## AIM
Starting at the line that contains "Write a Python" and stopping at the line that contains "ax = fig.add_axes([0.192, 0.197, 0.797, 0.771])", transcribe every line of the material below exactly; pictures stay out.

## RECORD EXTRACTS
# # # #

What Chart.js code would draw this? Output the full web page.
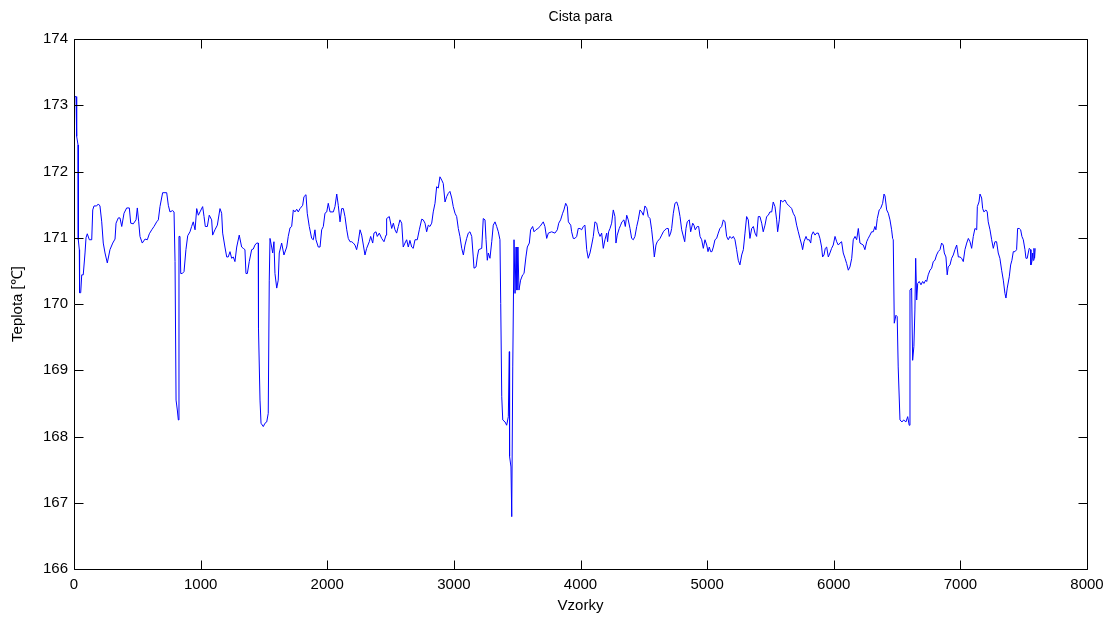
<!DOCTYPE html>
<html>
<head>
<meta charset="utf-8">
<script src="https://cdn.jsdelivr.net/npm/chart.js@4.4.0/dist/chart.umd.min.js"></script>
<style>
  html, body { margin: 0; padding: 0; background: #fff; }
  #wrap { width: 1113px; height: 619px; position: relative; }
</style>
</head>
<body>
<div id="wrap"><canvas id="graf"></canvas></div>
<script>
// vzorky (x) a teplota (y)
const vzorky = [
  0, 16, 21, 32, 34, 42, 44, 53, 61, 73, 87, 95, 105, 121, 140, 148, 158, 179, 192, 205,
  219, 231, 245, 263, 284, 306, 324, 332, 350, 363, 377, 395, 416, 437, 448, 468, 490, 500, 511, 521,
  539, 561, 579, 595, 614, 632, 653, 666, 679, 700, 711, 732, 745, 758, 779, 790, 798, 806, 816, 824,
  829, 837, 843, 855, 869, 884, 898, 916, 929, 942, 956, 969, 982, 995, 1016, 1027, 1037, 1053, 1068, 1087,
  1095, 1113, 1132, 1153, 1166, 1174, 1192, 1206, 1218, 1232, 1245, 1258, 1271, 1285, 1305, 1324, 1337, 1350, 1358, 1369,
  1384, 1403, 1416, 1429, 1443, 1455, 1457, 1469, 1477, 1495, 1508, 1522, 1534, 1542, 1548, 1561, 1569, 1579, 1587, 1601,
  1613, 1621, 1640, 1658, 1680, 1692, 1706, 1719, 1732, 1745, 1759, 1771, 1785, 1806, 1816, 1832, 1842, 1858, 1877, 1890,
  1903, 1911, 1929, 1943, 1956, 1969, 1982, 1996, 2008, 2022, 2048, 2061, 2075, 2087, 2101, 2114, 2127, 2140, 2154, 2166,
  2180, 2193, 2206, 2219, 2232, 2245, 2259, 2272, 2285, 2298, 2311, 2332, 2343, 2359, 2369, 2385, 2395, 2411, 2430, 2448,
  2464, 2469, 2490, 2509, 2522, 2535, 2548, 2561, 2574, 2588, 2600, 2614, 2627, 2640, 2653, 2667, 2679, 2693, 2711, 2727,
  2746, 2758, 2772, 2785, 2798, 2811, 2825, 2837, 2851, 2864, 2877, 2890, 2904, 2916, 2930, 2943, 2956, 2969, 2983, 2995,
  3009, 3022, 3035, 3048, 3062, 3075, 3088, 3101, 3114, 3127, 3141, 3153, 3159, 3175, 3185, 3196, 3220, 3232, 3246, 3254,
  3264, 3272, 3285, 3299, 3311, 3325, 3338, 3351, 3364, 3370, 3378, 3386, 3404, 3417, 3430, 3438, 3440, 3451, 3457, 3465,
  3475, 3483, 3491, 3498, 3506, 3514, 3527, 3543, 3554, 3569, 3580, 3596, 3606, 3622, 3633, 3648, 3664, 3680, 3706, 3719,
  3733, 3746, 3772, 3798, 3817, 3828, 3843, 3859, 3869, 3883, 3896, 3904, 3923, 3930, 3943, 3956, 3970, 3982, 3996, 4009,
  4022, 4035, 4049, 4061, 4075, 4088, 4101, 4114, 4128, 4140, 4154, 4167, 4180, 4193, 4207, 4214, 4222, 4233, 4246, 4259,
  4272, 4280, 4290, 4306, 4317, 4327, 4343, 4354, 4365, 4377, 4391, 4404, 4417, 4430, 4444, 4456, 4470, 4483, 4496, 4509,
  4523, 4535, 4549, 4562, 4575, 4583, 4596, 4606, 4628, 4641, 4654, 4667, 4681, 4693, 4701, 4712, 4720, 4733, 4746, 4760,
  4772, 4786, 4799, 4823, 4833, 4843, 4859, 4870, 4886, 4896, 4906, 4922, 4933, 4944, 4957, 4970, 4983, 4997, 5007, 5017,
  5028, 5038, 5049, 5062, 5075, 5088, 5101, 5115, 5128, 5141, 5154, 5167, 5180, 5194, 5207, 5220, 5233, 5246, 5259, 5273,
  5286, 5299, 5312, 5325, 5338, 5352, 5365, 5378, 5391, 5404, 5417, 5431, 5443, 5457, 5470, 5483, 5496, 5510, 5522, 5536,
  5549, 5557, 5570, 5581, 5596, 5615, 5628, 5641, 5654, 5668, 5680, 5694, 5707, 5720, 5733, 5747, 5754, 5765, 5781, 5791,
  5807, 5818, 5825, 5838, 5852, 5865, 5878, 5891, 5904, 5912, 5923, 5933, 5944, 5957, 5970, 5983, 5996, 6010, 6023, 6036,
  6049, 6062, 6075, 6089, 6102, 6115, 6128, 6142, 6154, 6168, 6181, 6194, 6207, 6233, 6246, 6260, 6272, 6286, 6299, 6312,
  6325, 6333, 6344, 6359, 6370, 6386, 6397, 6405, 6418, 6431, 6444, 6457, 6465, 6470, 6478, 6491, 6501, 6509, 6523, 6539,
  6552, 6570, 6584, 6596, 6602, 6615, 6623, 6633, 6641, 6647, 6655, 6663, 6675, 6689, 6702, 6712, 6726, 6734, 6746, 6760,
  6773, 6786, 6799, 6812, 6825, 6839, 6852, 6865, 6873, 6886, 6896, 6904, 6918, 6931, 6944, 6957, 6971, 6984, 6997, 7010,
  7023, 7036, 7050, 7063, 7076, 7089, 7102, 7115, 7129, 7134, 7147, 7155, 7168, 7176, 7186, 7202, 7212, 7220, 7234, 7247,
  7260, 7273, 7286, 7299, 7312, 7326, 7339, 7352, 7360, 7370, 7386, 7397, 7407, 7418, 7431, 7444, 7452, 7465, 7476, 7486,
  7497, 7510, 7518, 7528, 7536, 7544, 7555, 7557, 7565, 7571, 7575, 7581, 7586, 7591
];
const teplota = [
  173.13, 173.13, 172.53, 172.40, 170.97, 170.82, 170.17, 170.17, 170.44, 170.44, 170.77, 171.00, 171.06, 170.97, 170.97, 171.42, 171.48, 171.48, 171.51, 171.48,
  171.24, 170.92, 170.77, 170.62, 170.82, 170.92, 170.98, 171.22, 171.30, 171.30, 171.17, 171.37, 171.45, 171.45, 171.22, 171.21, 171.27, 171.45, 171.24, 171.02,
  170.92, 170.98, 170.97, 171.06, 171.12, 171.17, 171.24, 171.27, 171.47, 171.68, 171.68, 171.68, 171.49, 171.39, 171.41, 171.39, 170.64, 168.55, 168.40, 168.25,
  171.02, 171.02, 170.46, 170.46, 170.49, 170.82, 171.03, 171.09, 171.17, 171.24, 171.12, 171.44, 171.34, 171.39, 171.47, 171.32, 171.17, 171.17, 171.34, 171.27,
  171.04, 171.12, 171.19, 171.44, 171.37, 171.07, 170.86, 170.71, 170.71, 170.79, 170.69, 170.71, 170.64, 170.86, 171.04, 170.86, 170.84, 170.82, 170.46, 170.46,
  170.64, 170.82, 170.83, 170.89, 170.92, 170.92, 169.63, 168.55, 168.20, 168.15, 168.20, 168.22, 168.35, 170.36, 170.99, 170.86, 170.77, 170.94, 170.46, 170.24,
  170.36, 170.77, 170.92, 170.74, 170.86, 171.02, 171.15, 171.17, 171.42, 171.39, 171.43, 171.39, 171.44, 171.49, 171.62, 171.65, 171.37, 171.17, 170.99, 170.97,
  171.12, 170.97, 170.86, 170.86, 171.12, 171.17, 171.37, 171.39, 171.52, 171.39, 171.39, 171.47, 171.66, 171.49, 171.24, 171.44, 171.44, 171.32, 171.12, 170.99,
  170.94, 170.94, 170.92, 170.89, 170.82, 170.94, 171.12, 171.04, 170.89, 170.74, 170.84, 170.94, 171.02, 170.92, 171.07, 171.09, 171.02, 171.07, 170.99, 170.94,
  171.04, 171.29, 171.32, 171.14, 171.22, 171.12, 171.07, 171.17, 171.27, 171.22, 170.86, 170.92, 170.97, 170.86, 170.96, 170.86, 170.84, 170.97, 170.97, 171.12,
  171.28, 171.27, 171.22, 171.09, 171.19, 171.17, 171.22, 171.39, 171.52, 171.77, 171.75, 171.92, 171.87, 171.82, 171.54, 171.62, 171.67, 171.70, 171.60, 171.47,
  171.37, 171.32, 171.14, 171.02, 170.84, 170.74, 170.89, 170.99, 171.07, 171.09, 171.02, 170.71, 170.54, 170.56, 170.71, 170.82, 170.84, 171.29, 171.27, 170.97,
  170.66, 170.77, 170.69, 170.94, 171.19, 171.24, 171.17, 171.09, 170.97, 170.01, 168.60, 168.25, 168.22, 168.17, 168.30, 169.28, 167.70, 167.54, 166.79, 169.05,
  170.97, 170.16, 170.86, 170.21, 170.86, 170.21, 170.36, 170.44, 170.46, 170.71, 170.86, 170.92, 171.12, 171.17, 171.09, 171.12, 171.14, 171.17, 171.24, 171.17,
  170.99, 171.07, 171.09, 171.07, 171.12, 171.22, 171.27, 171.37, 171.42, 171.52, 171.47, 171.24, 171.19, 171.09, 170.99, 170.99, 171.02, 171.14, 171.14, 171.12,
  171.17, 171.19, 170.82, 170.69, 170.77, 170.89, 171.02, 171.24, 171.22, 171.09, 171.02, 171.07, 170.84, 170.97, 171.07, 170.94, 171.09, 171.14, 171.22, 171.42,
  171.32, 170.92, 171.04, 171.14, 171.19, 171.24, 171.27, 171.17, 171.34, 171.27, 171.14, 170.99, 170.97, 171.02, 171.17, 171.27, 171.42, 171.39, 171.34, 171.48,
  171.44, 171.32, 171.29, 171.12, 170.89, 170.71, 170.89, 170.94, 170.99, 171.04, 171.09, 171.12, 171.14, 171.14, 171.02, 171.07, 171.14, 171.37, 171.52, 171.54,
  171.47, 171.32, 171.12, 170.94, 171.14, 171.24, 171.27, 171.09, 171.22, 171.19, 171.12, 171.17, 171.17, 171.02, 170.97, 170.84, 170.97, 170.89, 170.79, 170.86,
  170.79, 170.79, 170.86, 170.97, 170.99, 171.07, 171.14, 171.17, 171.27, 171.24, 171.02, 170.97, 171.02, 170.99, 171.02, 170.97, 170.82, 170.66, 170.59, 170.74,
  170.82, 171.07, 171.32, 171.27, 170.99, 171.14, 171.17, 171.07, 171.02, 171.32, 171.32, 171.22, 171.09, 171.19, 171.32, 171.34, 171.39, 171.39, 171.54, 171.47,
  171.27, 171.09, 171.27, 171.57, 171.54, 171.57, 171.52, 171.49, 171.47, 171.44, 171.37, 171.32, 171.19, 171.09, 170.99, 170.89, 170.82, 170.94, 171.02, 170.97,
  170.97, 170.92, 171.04, 171.09, 171.04, 171.07, 171.07, 170.99, 170.86, 170.71, 170.74, 170.84, 170.86, 170.71, 170.77, 170.84, 170.89, 171.02, 170.94, 170.89,
  170.92, 170.94, 170.77, 170.69, 170.61, 170.51, 170.56, 170.69, 170.97, 171.02, 170.97, 171.14, 170.92, 170.89, 170.82, 170.94, 170.99, 171.04, 171.09, 171.09,
  171.17, 171.12, 171.29, 171.42, 171.44, 171.52, 171.66, 171.63, 171.42, 171.37, 171.27, 171.12, 170.99, 170.97, 169.71, 169.83, 169.81, 169.05, 168.25, 168.22,
  168.25, 168.22, 168.30, 168.17, 170.21, 170.24, 169.15, 169.36, 169.91, 170.69, 170.06, 170.31, 170.34, 170.29, 170.34, 170.31, 170.36, 170.34, 170.44, 170.51,
  170.54, 170.64, 170.66, 170.74, 170.79, 170.82, 170.92, 170.89, 170.77, 170.71, 170.44, 170.56, 170.59, 170.69, 170.74, 170.82, 170.89, 170.71, 170.71, 170.69,
  170.64, 170.82, 170.92, 170.99, 170.94, 170.84, 171.02, 171.14, 171.12, 171.47, 171.54, 171.66, 171.60, 171.44, 171.39, 171.42, 171.39, 171.24, 171.12, 170.97,
  170.84, 170.94, 170.94, 170.77, 170.69, 170.51, 170.36, 170.16, 170.09, 170.24, 170.41, 170.59, 170.66, 170.79, 170.79, 170.82, 171.14, 171.14, 171.12, 171.02,
  170.97, 170.82, 170.69, 170.69, 170.77, 170.84, 170.82, 170.59, 170.64, 170.77, 170.66, 170.84, 170.69, 170.84
];
const xTicks = [0, 1000, 2000, 3000, 4000, 5000, 6000, 7000, 8000];
const yTicks = [166, 167, 168, 169, 170, 171, 172, 173, 174];

const body = vzorky.map((v, i) => ({ x: v, y: teplota[i] }));

const pismo = 'Liberation Sans, Arial, Helvetica, sans-serif';

// ramecek a tiky dovnitr jako v matlabu
const ramecek = {
  id: 'ramecek',
  afterDatasetsDraw(chart) {
    const { ctx, chartArea: a, scales } = chart;
    const l = Math.round(a.left) + 0.5, r = Math.round(a.right) + 0.5;
    const t = Math.round(a.top) + 0.5, b = Math.round(a.bottom) + 0.5;
    const len = 9;
    ctx.save();
    ctx.strokeStyle = '#000';
    ctx.lineWidth = 1;
    ctx.beginPath();
    ctx.rect(l, t, r - l, b - t);
    xTicks.forEach(v => {
      const px = Math.round(scales.x.getPixelForValue(v)) + 0.5;
      ctx.moveTo(px, b); ctx.lineTo(px, b - len);
      ctx.moveTo(px, t); ctx.lineTo(px, t + len);
    });
    yTicks.forEach(v => {
      const py = Math.round(scales.y.getPixelForValue(v)) + 0.5;
      ctx.moveTo(l, py); ctx.lineTo(l + len, py);
      ctx.moveTo(r, py); ctx.lineTo(r - len, py);
    });
    ctx.stroke();
    ctx.restore();
  }
};

new Chart(document.getElementById('graf'), {
  type: 'scatter',
  data: {
    datasets: [{
      data: body,
      showLine: true,
      borderColor: '#0000ff',
      borderWidth: 1,
      pointRadius: 0,
      tension: 0
    }]
  },
  options: {
    responsive: true,
    maintainAspectRatio: false,
    animation: false,
    devicePixelRatio: 1,
    layout: { padding: { left: 0, right: 26, top: 0, bottom: 0 } },
    plugins: {
      legend: { display: false },
      tooltip: { enabled: false },
      title: {
        display: true,
        fullSize: false,
        text: 'Cista para',
        color: '#000',
        font: { family: pismo, size: 14, weight: 'normal' },
        padding: { top: 9, bottom: 13.2 }
      }
    },
    scales: {
      x: {
        type: 'linear',
        min: 0,
        max: 8000,
        afterFit(s) { s.height = 50; },
        afterBuildTicks(s) { s.ticks = xTicks.map(v => ({ value: v })); },
        grid: { display: false, drawTicks: false },
        border: { display: false },
        ticks: { color: '#000', padding: 7, maxRotation: 0, callback: v => String(v), font: { family: pismo, size: 15 } },
        title: { display: true, text: 'Vzorky', color: '#000', padding: { top: 0, bottom: 4 }, font: { family: pismo, size: 15 } }
      },
      y: {
        type: 'linear',
        min: 166,
        max: 174,
        afterFit(s) { s.width = 74; },
        afterBuildTicks(s) { s.ticks = yTicks.map(v => ({ value: v })); },
        grid: { display: false, drawTicks: false },
        border: { display: false },
        ticks: { color: '#000', padding: 6, callback: v => String(v), font: { family: pismo, size: 15 } },
        title: { display: true, text: 'Teplota [\u2103]', color: '#000', padding: { top: 9, bottom: 0 }, font: { family: pismo, size: 15 } }
      }
    }
  },
  plugins: [ramecek]
});
</script>
</body>
</html>
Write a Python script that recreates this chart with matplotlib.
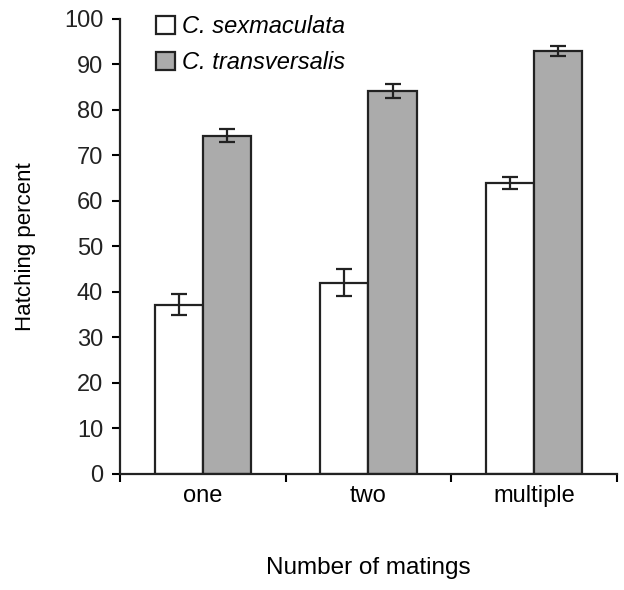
import numpy as np
import matplotlib
matplotlib.use('Agg')
import matplotlib.pyplot as plt

plt.rcParams['font.family'] = ['Liberation Sans', 'DejaVu Sans']

categories = ['one', 'two', 'multiple']
sexmaculata = [37.2, 42.0, 64.0]
sexmaculata_err = [2.3, 3.0, 1.3]
transversalis = [74.3, 84.2, 93.0]
transversalis_err = [1.4, 1.5, 1.1]

fig = plt.figure(figsize=(6.24, 5.9), dpi=100)
ax = fig.add_axes([0.192, 0.197, 0.797, 0.771])

x = np.arange(len(categories))
w = 0.29
ax.bar(x - w / 2, sexmaculata, w, yerr=sexmaculata_err, color='white',
       edgecolor='#222222', linewidth=1.6, capsize=6,
       error_kw=dict(elinewidth=1.6, capthick=1.6, ecolor='#222222'),
       label='C. sexmaculata')
ax.bar(x + w / 2, transversalis, w, yerr=transversalis_err, color='#ababab',
       edgecolor='#222222', linewidth=1.6, capsize=6,
       error_kw=dict(elinewidth=1.6, capthick=1.6, ecolor='#222222'),
       label='C. transversalis')

ax.set_xlim(-0.5, 2.5)
ax.set_ylim(0, 100)
ax.set_yticks(np.arange(0, 101, 10))
ax.set_xticks(np.arange(-0.5, 2.6, 1))
ax.set_xticklabels([])
ax.set_xticks(x, minor=True)
ax.set_xticklabels(categories, minor=True)
ax.tick_params(axis='x', which='minor', length=0, pad=8, labelsize=17)
ax.tick_params(axis='x', which='major', length=6, width=1.5, direction='out')
ax.tick_params(axis='y', length=6, width=1.5, direction='out', labelsize=17,
               pad=6, labelcolor='#222222')

for s in ['top', 'right']:
    ax.spines[s].set_visible(False)
for s in ['left', 'bottom']:
    ax.spines[s].set_linewidth(1.6)
    ax.spines[s].set_color('#222222')

ax.set_ylabel('Hatching percent', fontsize=16, labelpad=20)
ax.set_xlabel('Number of matings', fontsize=17.5, labelpad=36)

leg = ax.legend(loc='upper left', bbox_to_anchor=(0.03, 1.055), frameon=False,
                handlelength=0.8, handleheight=0.8, handletextpad=0.3,
                labelspacing=0.55, prop=dict(size=17, style='italic'))

fig.savefig('out.png', dpi=100)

# # # #

## FULL RESPONSE
Write a Python script that recreates this chart with matplotlib.
import numpy as np
import matplotlib
matplotlib.use('Agg')
import matplotlib.pyplot as plt

plt.rcParams['font.family'] = ['Liberation Sans', 'DejaVu Sans']

categories = ['one', 'two', 'multiple']
sexmaculata = [37.2, 42.0, 64.0]
sexmaculata_err = [2.3, 3.0, 1.3]
transversalis = [74.3, 84.2, 93.0]
transversalis_err = [1.4, 1.5, 1.1]

fig = plt.figure(figsize=(6.24, 5.9), dpi=100)
ax = fig.add_axes([0.192, 0.197, 0.797, 0.771])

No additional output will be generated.